One is expected increases in demand worldwide, especially in developing countries, which is driven by lower prices. In everything from the new popularity of SUV's in the United States to the turn of China back to oil after focusing largely on natural gas and alternative fuels is being driven by the lower gasoline and oil prices over the past several years.
There is also concern that oil production in Venezuela, the country with the largest proven reserves on earth, is now at essentially zero due to that country's mismanagement and lack of effective governance.
But the main concern of many traders is the fact that the lower prices over the last three years has led to a lack of investment in oil production fields worldwide. Several major oil firms announced major reductions in research and development spending in 2016, when oil prices fell below $30 a barrel, and now that those prices are rebounding, the companies find themselves unable to ramp up production.

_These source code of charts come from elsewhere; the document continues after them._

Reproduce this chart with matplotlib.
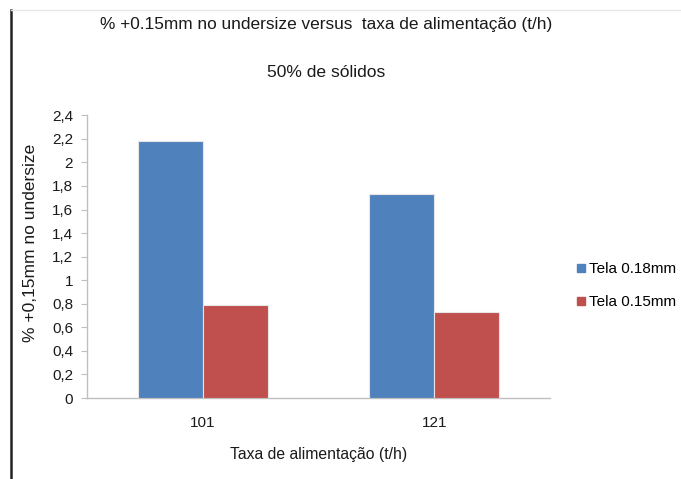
import matplotlib
matplotlib.use("Agg")
import matplotlib.pyplot as plt
from matplotlib.lines import Line2D
import numpy as np

plt.rcParams['font.family'] = ['Liberation Sans', 'DejaVu Sans']

categories = ["101", "121"]
series_names = ["Tela 0.18mm", "Tela 0.15mm"]
tela_018 = [2.18, 1.73]
tela_015 = [0.79, 0.73]
yticks = [0, 0.2, 0.4, 0.6, 0.8, 1, 1.2, 1.4, 1.6, 1.8, 2, 2.2, 2.4]
colors = ["#4F81BD", "#C0504D"]

fig = plt.figure(figsize=(6.81, 4.79), dpi=100)
ax = fig.add_axes([0.1278, 0.1691, 0.6798, 0.5902])

x = np.arange(len(categories))
w = 0.28
for i, (vals, name) in enumerate(zip([tela_018, tela_015], series_names)):
    ax.bar(x + (i - 0.5) * w, vals, width=w, color=colors[i],
           edgecolor="#e6e6e6", linewidth=0.8, label=name, zorder=3)

ax.set_xlim(-0.5, 1.5)
ax.set_ylim(0, 2.4)
ax.set_yticks(yticks)
ax.set_yticklabels([f"{t:g}".replace(".", ",") for t in yticks])
ax.set_xticks(x)
ax.set_xticklabels(categories)

for s in ["top", "right"]:
    ax.spines[s].set_visible(False)
for s in ["left", "bottom"]:
    ax.spines[s].set_color("#bfbfbf")
    ax.spines[s].set_linewidth(1.0)
ax.tick_params(axis="y", length=4, color="#bfbfbf", labelsize=11,
               labelcolor="#1a1a1a", pad=6)
ax.tick_params(axis="x", length=0, labelsize=11, labelcolor="#1a1a1a", pad=13)

ax.set_ylabel("% +0,15mm no undersize", fontsize=12.5, color="#1a1a1a")
ax.yaxis.set_label_coords(-0.105, 0.55)
ax.set_xlabel("Taxa de alimentação (t/h)", fontsize=11.3, color="#1a1a1a", labelpad=12)

fig.text(0.479, 0.948, "% +0.15mm no undersize versus  taxa de alimentação (t/h)",
         ha="center", va="center", fontsize=12.4, color="#1a1a1a")
fig.text(0.479, 0.848, "50% de sólidos", ha="center", va="center",
         fontsize=12.6, color="#1a1a1a")

handles = [Line2D([0], [0], marker="s", linestyle="none", markersize=5.5,
                  markerfacecolor=c, markeredgecolor=c) for c in colors]
fig.legend(handles, series_names, loc="center left",
           bbox_to_anchor=(0.842, 0.404), frameon=False, fontsize=11,
           handletextpad=0.0, labelspacing=1.25, handlelength=1.0,
           borderpad=0, borderaxespad=0)

# frame lines along the left and top edges
fig.add_artist(Line2D([0.0155, 0.0155], [0.0, 0.979], transform=fig.transFigure,
                      color="#222222", linewidth=1.8))
fig.add_artist(Line2D([0.0155, 0.998], [0.979, 0.979], transform=fig.transFigure,
                      color="#e8e8e8", linewidth=1.0))

fig.savefig("out.png", dpi=100)
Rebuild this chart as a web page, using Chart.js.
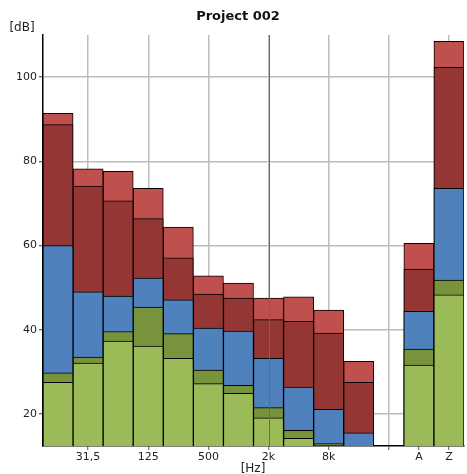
<!DOCTYPE html>
<html>
<head>
<meta charset="utf-8">
<script src="https://cdn.jsdelivr.net/npm/chart.js@4.4.1/dist/chart.umd.min.js"></script>
<style>
  html, body { margin: 0; padding: 0; background: #fff; }
  #box { width: 467px; height: 474px; }
</style>
</head>
<body>
<div id="box"><canvas id="grafico"></canvas></div>
<script>
// bandas de oitava + A / Z (uma posição vazia entre elas)
let bandas = ["16", "31,5", "63", "125", "250", "500", "1k", "2k", "4k", "8k", "16k", "", "A", "Z"];
let rotulosX = ["", "31,5", "", "125", "", "500", "", "2k", "", "8k", "", "", "A", "Z"];
let ticksY = [20, 40, 60, 80, 100];

// níveis em dB, do menor para o maior
let verdeClaro  = [27.5, 32.1, 37.3, 36.1, 33.2, 27.2, 24.9, 19.1, 14.2, 12.5, 8, null, 31.6, 48.3];
let verdeEscuro = [29.8, 33.5, 39.6, 45.4, 39.1, 30.4, 26.8, 21.5, 16.1, 13.0, 10, null, 35.4, 51.8];
let azul        = [60.0, 49.0, 48.0, 52.3, 47.1, 40.4, 39.7, 33.2, 26.4, 21.1, 15.5, null, 44.4, 73.6];
let vermEscuro  = [88.7, 74.1, 70.6, 66.4, 57.1, 48.5, 47.5, 42.4, 42.0, 39.2, 27.5, null, 54.4, 102.3];
let vermClaro   = [91.4, 78.2, 77.6, 73.6, 64.4, 52.8, 51.1, 47.5, 47.8, 44.7, 32.5, null, 60.5, 108.5];

let fonte = "'DejaVu Sans', Verdana, sans-serif";

function serie(dados, cor) {
  return {
    data: dados,
    backgroundColor: cor,
    borderColor: "#000000",
    borderWidth: 1,
    borderSkipped: false,
    barPercentage: 1,
    categoryPercentage: 1
  };
}

// linha roxa em 2k e textos fixos
const extras = {
  id: "extras",
  afterDatasetsDraw(chart) {
    const ctx = chart.ctx;
    const area = chart.chartArea;
    const x = chart.scales.x.getPixelForValue(7);
    ctx.save();
    ctx.strokeStyle = "#7a5a8c";
    ctx.lineWidth = 1;
    ctx.beginPath();
    ctx.moveTo(Math.round(x) + 0.5, area.top);
    ctx.lineTo(Math.round(x) + 0.5, area.bottom);
    ctx.stroke();
    ctx.restore();
  },
  afterDraw(chart) {
    const ctx = chart.ctx;
    ctx.save();
    ctx.fillStyle = "#111";
    ctx.textBaseline = "middle";
    ctx.textAlign = "center";
    ctx.font = "bold 13px " + fonte;
    ctx.fillText("Project 002", 238, 17);
    ctx.font = "12px " + fonte;
    ctx.fillStyle = "#222";
    ctx.fillText("[dB]", 22, 28);
    ctx.fillText("[Hz]", 253, 469);
    ctx.restore();
  }
};

new Chart(document.getElementById("grafico"), {
  type: "bar",
  data: {
    labels: bandas,
    datasets: [
      serie(verdeClaro, "#9bbb59"),
      serie(verdeEscuro, "#77933c"),
      serie(azul, "#4f81bd"),
      serie(vermEscuro, "#943634"),
      serie(vermClaro, "#c0504d")
    ]
  },
  options: {
    responsive: true,
    maintainAspectRatio: false,
    animation: false,
    layout: { padding: { top: 35, right: 3, left: 0, bottom: 0 } },
    plugins: {
      legend: { display: false },
      title: { display: false },
      tooltip: { enabled: false }
    },
    scales: {
      x: {
        stacked: true,
        afterFit: s => { s.height = 28; },
        border: { color: "#000", width: 1.5 },
        grid: {
          offset: false,
          color: c => (c.index % 2 === 1 ? "#bdbdbd" : "rgba(0,0,0,0)"),
          lineWidth: 1.5,
          tickLength: 4,
          tickWidth: 1,
          tickColor: c => (c.index % 2 === 1 || c.index >= 11 ? "#555" : "rgba(0,0,0,0)")
        },
        ticks: {
          autoSkip: false,
          maxRotation: 0,
          color: "#222",
          padding: 1,
          font: { family: fonte, size: 11 },
          callback: (v, i) => rotulosX[i]
        }
      },
      y: {
        min: 12.4,
        max: 110,
        afterFit: s => { s.width = 43; },
        afterBuildTicks: s => { s.ticks = ticksY.map(v => ({ value: v })); },
        border: { color: "#000", width: 1.5 },
        grid: {
          color: "#bdbdbd",
          lineWidth: 1.5,
          tickLength: 4,
          tickWidth: 1,
          tickColor: "#333"
        },
        ticks: {
          color: "#222",
          padding: 2,
          font: { family: fonte, size: 11 }
        }
      }
    }
  },
  plugins: [extras]
});
</script>
</body>
</html>
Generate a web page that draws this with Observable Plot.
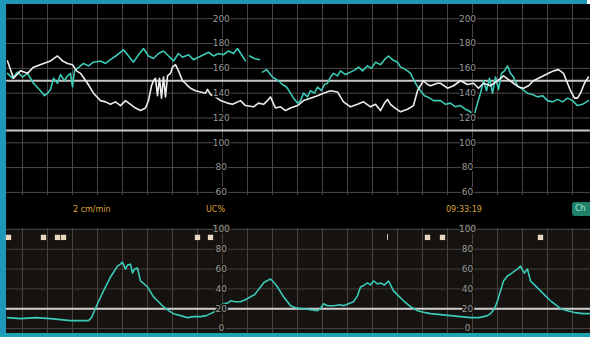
<!DOCTYPE html>
<html><head><meta charset="utf-8">
<script src="https://cdn.jsdelivr.net/npm/d3@7"></script>
<script src="https://cdn.jsdelivr.net/npm/@observablehq/plot@0.6"></script>
<style>
body{margin:0;background:#fff;font-family:"DejaVu Sans",sans-serif}
#frame{position:relative;width:590px;height:342px;background:#fff;overflow:hidden}
.abs{position:absolute}
#bg{left:6px;top:4px;width:584px;height:329px;background:#000}
#bTop{left:0;top:0;width:587px;height:4px;background:#1f95b6}
#bLeft{left:0;top:0;width:6px;height:337px;background:#1f97b8}
#bBot{left:0;top:333px;width:590px;height:4px;background:#1ba2b4}
#topPanel{left:6px;top:4px}
#botPanel{left:6px;top:228px}
.lbl{font-size:8px;color:#d9a232;white-space:nowrap;line-height:10px}
#chbox{left:572px;top:202px;width:20px;height:14px;background:#1e7f6b;border-radius:3px;font-size:8px;color:#a8e8cf;line-height:14px;padding-left:3px;box-sizing:border-box}
</style></head>
<body>
<div id="frame">
  <div id="bg" class="abs"></div>
  <div id="bTop" class="abs"></div>
  <div id="bLeft" class="abs"></div>
  <div id="bBot" class="abs"></div>
  <div id="botPanel" class="abs"></div>
  <div id="topPanel" class="abs"></div>
  <div class="abs lbl" style="left:73px;top:205px">2 cm/min</div>
  <div class="abs lbl" style="left:206px;top:205px">UC%</div>
  <div class="abs lbl" style="left:446px;top:205px">09:33:19</div>
  <div id="chbox" class="abs">Ch</div>
</div>
<script>
// ---- data (time in seconds) ----
const fhr1T = [-6,-3.6,-0.8,2,4.4,8.4,11.2,14,16,18,20,21.6,23.2,26,28.4,31.2,33.2,35.2,37.2,39.2,41.2,43.2,45.2,47.2,49.2,50.4,51.6,52.4,53.2,54,54.8,55.6,56.4,57.2,58,59.2,60,61.2,62.4,64,65.2,66,67.2,69.2,71.2,73.2,74,75.2,77.2,79.2,82,84,87.2,89.2,92.4,94.4,96.4,98,99.2,101.2,103.2,105.2,107.2,110,112.4,115.2,118,120.4,123.2,126,128.4,131.2,134,136.4,139.2,141.2,143.2,144.8,146,147.2,148.4,151.2,154,156.4,158,160.4,162,163.2,166,167.2,170,172.4,175.2,178,180.4,182.4,184.4,187.2,190,192.4,194.4,196.4,198.4,200.4,202.4,204.4,206.4,208.4,210.4,212.4,214.4,216.4,218,219.2,220.8,222,223.2,224.8,226.4];
const fhr1V = [166,152,158,156,161,164,166,170,166,164,163,158,156,148,140,134,133,131,133,130,134,131,128,126,128,134,146,150,152,138,152,136,153,137,154,156,161,163,158,150,148,146,144,142,141,140,143,139,137,134,132,131,134,130,129,132,131,134,137,128,129,126,128,130,134,136,138,140,142,141,133,129,131,133,129,131,126,132,135,131,129,125,127,130,142,150,147,146,148,148,144,146,150,147,148,144,148,146,150,154,151,148,145,144,146,150,152,154,156,158,159,156,148,142,136,136,140,148,153];

const fhr2T = [-6,-4,-2,0,2,4.4,7.2,8.8,10,11.2,12.4,14,15.2,16.8,18,19.2,20,20.8,22,24.4,26.4,28.4,31.2,33.2,35.2,38,40.4,42.4,44.4,46.4,48.4,50.4,52.4,54.4,56.4,58.4,60.4,62.4,64,66.4,68.4,70.4,72.4,74.4,76.4,78.4,80.4,82.4,84.4,86,87.6,89.2,90,90.8,92.8,94.8,95.4,96,97.6,100,102.4,104,105.6,107.2,108.4,110,111.2,112.4,114,115.2,116.8,118,119.6,120.8,122,123.2,124.4,126,127.2,129.2,131.2,133.2,134.4,136,138,139.6,141.2,143.2,144.8,146.4,148,150,151.2,152.4,154,155.2,157.2,159.2,160.8,162,164.4,167.2,169.2,171.2,173.2,175.2,177.2,179.2,180.4,182,183.2,184.4,185.6,186.8,188,189.2,190.4,191.6,192.8,194,195.2,196.4,198,200,202,204,206,208,210,212,214,216,218,220,222,224,226.4];
const fhr2V = [156,152,157,153,156,148,142,138,140,143,152,148,155,150,154,156,145,158,160,164,162,165,166,164,167,171,175,170,165,171,176,170,168,172,174,170,166,172,169,171,167,169,171,173,170,172,171,174,172,176,171,166,null,170,168,167,null,157,159,153,150,147,145,140,136,132,134,140,137,142,140,145,142,147,148,153,156,154,158,155,157,159,161,158,162,160,165,163,167,170,167,165,161,160,158,156,148,142,138,137,134,134,131,132,129,130,127,125,120,132,140,150,142,152,140,153,143,156,158,162,156,153,146,143,140,139,137,138,134,133,135,133,136,134,130,131,134];

const tocoT = [-6,-0.8,5.2,11.2,15.2,19.2,23.2,26.4,27.6,30,32.4,35.2,38,39.2,40,41.2,42,43.2,44,44.8,46,47.2,50,52.4,54.4,56.4,58.4,60.4,63.2,66,68.4,71.2,73.6,75.2,76.8,78,79.2,80.4,82.4,83.2,85.2,87.2,89.2,91.2,92.8,94,95.2,96.4,97.6,99.2,100.4,102,103.2,104.4,106,107.2,109.2,112.4,115.2,118,119.2,120.4,122,124.4,127.2,128.4,130.4,132.4,134,135.2,136.8,138,139.2,140.4,142,143.2,144.8,146.4,147.6,148.4,150.4,152.4,155.2,158,161.2,163.2,167.2,171.2,175.2,179.2,182.4,184.4,186,187.2,188.8,190,191.2,192.4,194,195.2,196.8,198,199.2,200,200.8,202,203.2,205.2,207.2,209.2,211.2,213.2,215.2,218,221.2,224,227.2];
const tocoV = [11,10,11,10,9,8,8,8,11,25,38,52,63,65,67,60,64,65,56,60,61,48,42,32,27,22,18,15,13,11,12,12,13,15,17,20,23,25,26,28,27,27,29,32,34,38,42,46,48,50,47,42,37,32,27,23,21,20,19,18,20,25,23,23,24,23,25,27,33,42,44,46,44,48,45,46,44,48,42,38,33,28,22,18,16,15,14,13,12,11,11,12,13,15,20,28,38,48,53,55,58,60,63,59,56,60,48,43,38,33,28,24,20,18,16,15,15];

const markT = [-5.6,8.4,14,16.4,70,75.2,162,168,207.2];
const tickMarkT = [146];

const fhrTicks = [60,80,100,120,140,160,180,200];
const fhrBand = [110,150];
const ucTicks = [0,20,40,60,80,100];
const ucBand = [20];
const timeGrid = d3.range(0,230,10);
const labelCols = [79.5,178];

const xDomain = [-6.4,227.2];

const labelRows = (ticks) => labelCols.flatMap(t => ticks.map(v => ({t, v})));

const topPlot = Plot.plot({
  width:584, height:191, margin:0,
  style:{background:"transparent", overflow:"visible", fontFamily:"DejaVu Sans, sans-serif"},
  x:{domain:xDomain, axis:null},
  y:{domain:[57.5,211.5], axis:null},
  marks:[
    Plot.ruleX(timeGrid,{stroke:"#4d4248", strokeWidth:1}),
    Plot.ruleY(fhrTicks,{stroke:"#4a4a4a", strokeWidth:1}),
    Plot.ruleY(fhrBand,{stroke:"#c8c8c8", strokeWidth:2}),
    Plot.line(fhr2V,{x:fhr2T, y:d=>d, stroke:"#3cc9b6", strokeWidth:1.6}),
    Plot.line(fhr1V,{x:fhr1T, y:d=>d, stroke:"#ececec", strokeWidth:1.6}),
    Plot.text(labelRows(fhrTicks),{x:"t", y:"v", text:d=>String(d.v), fill:"#999", stroke:"#000", strokeWidth:3, fontSize:9})
  ]
});
document.getElementById("topPanel").appendChild(topPlot);

const botPlot = Plot.plot({
  width:584, height:105, margin:0,
  style:{background:"#15120f", overflow:"visible", fontFamily:"DejaVu Sans, sans-serif"},
  x:{domain:xDomain, axis:null},
  y:{domain:[-5.05,101], axis:null},
  marks:[
    Plot.ruleX(timeGrid,{stroke:"#48423f", strokeWidth:1}),
    Plot.ruleY(ucTicks,{stroke:"#46413e", strokeWidth:1}),
    Plot.ruleY(ucBand,{stroke:"#cfcfcf", strokeWidth:2}),
    Plot.line(tocoV,{x:tocoT, y:d=>d, stroke:"#3ccab8", strokeWidth:1.6}),
    Plot.dot(markT,{x:d=>d, y:()=>92, symbol:"square", r:3, fill:"#ead9c0", stroke:"none"}),
    Plot.ruleX(tickMarkT,{y1:89, y2:95, stroke:"#cfc4b4", strokeWidth:1}),
    Plot.text(labelRows(ucTicks),{x:"t", y:"v", text:d=>String(d.v), fill:"#999", stroke:"#15120f", strokeWidth:3, fontSize:9})
  ]
});
document.getElementById("botPanel").appendChild(botPlot);
</script>
</body></html>
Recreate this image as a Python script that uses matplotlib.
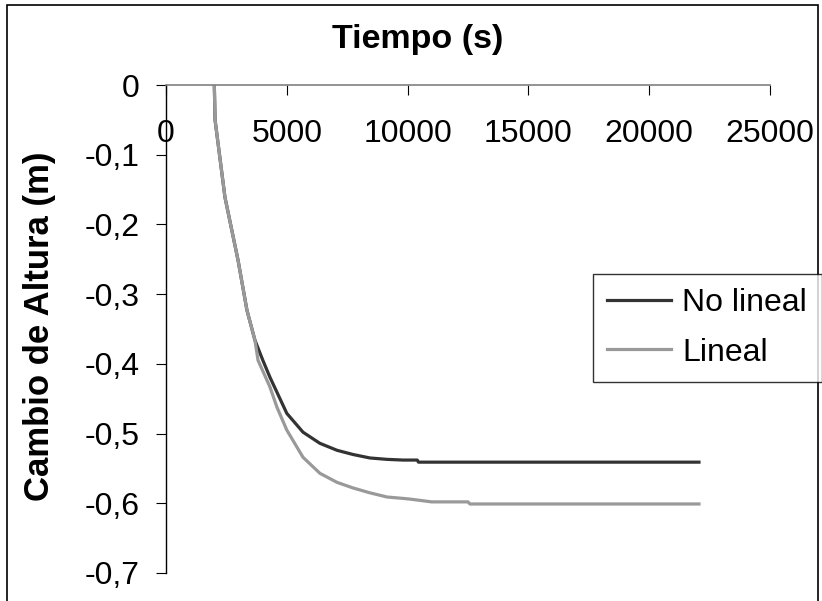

There is also the long implemented plan by OPEC to reduce production to drive up prices, which now appears to have the full participation of nations like Iraq and Libya, which had argued they should be exempt from the cuts to make money to make up for war damage.
Ingram says the Texas oil patch is rebounding despite that lack of investment. He says most of the employment growth has been among 18 oilfield services companies, which are the firms that are most vulnerable to price fluctuations.
"So this is a huge boon to those guys, this is a great outcome, and it allows them to do better, invest more, and hire more people."
Ingram says oilfield services firms have added 30,000 new employees in Texas in the past 12 months. He and other experts say the challenge is not high prices, its to see prices stay high for a long enough period to affect corporate decisions.
He says if that happens this year, the Eagle Ford could begin to see a lot of wells that were capped during the price crash of 2015 returned to production.
One oil industry official told the World Economic Forum in Davos today, according to CNBC, that he expects prices to top out at $80 a barrel this year.